One could argue that you have a choice to not sign the agreement that forces arbitration. Bullshit! The argument assumes that there is an alternative service that you can get without the forced arbitration clause. Try and find a mobile carrier that does not force arbitration. If you want or need a mobile phone in the USA, you have to give up your right to sue. Credit card? Same. Job? If there is a union anywhere near the industry, same.

Since companies with forced arbitration clauses know that they will “win” any and all disputes cheaply, what forces them to keep their promises? They are free to lie about services offered, and if you, the consumer, feels ripped off, tough. They don’t need to compete because their competition does the same. They don’t need to innovate or update or upgrade, they can get away with usurious prices and awful service with no consequences. And when the government does attempt to step in, they have all this money to spend on “friendly” politicians.

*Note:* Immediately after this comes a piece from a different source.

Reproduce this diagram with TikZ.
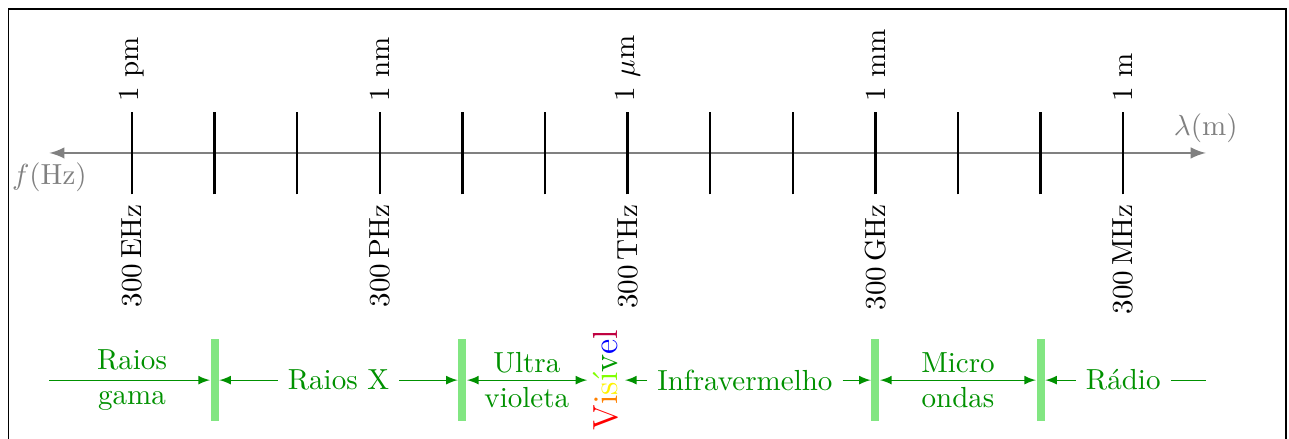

This is yet another step in the great American process of taking away the rights granted to individuals. This is no longer a place where the rule of law applies, it’s a place where the rule of power and money applies.

I’ve had this note on the boil for a while since I tried to ‘opt out’ of illegal credit card fees last year and they gave me two choices: accept the fees or lose all credit cards with the bank. Recently, PayPal changed its terms and conditions to force arbitration, and after seeing the many PayPal horror stories, well, I do not want to be yet another victim of theirs. Fortunately, there are other payment services. Unfortunately, no other credit card providers or mobile phone services.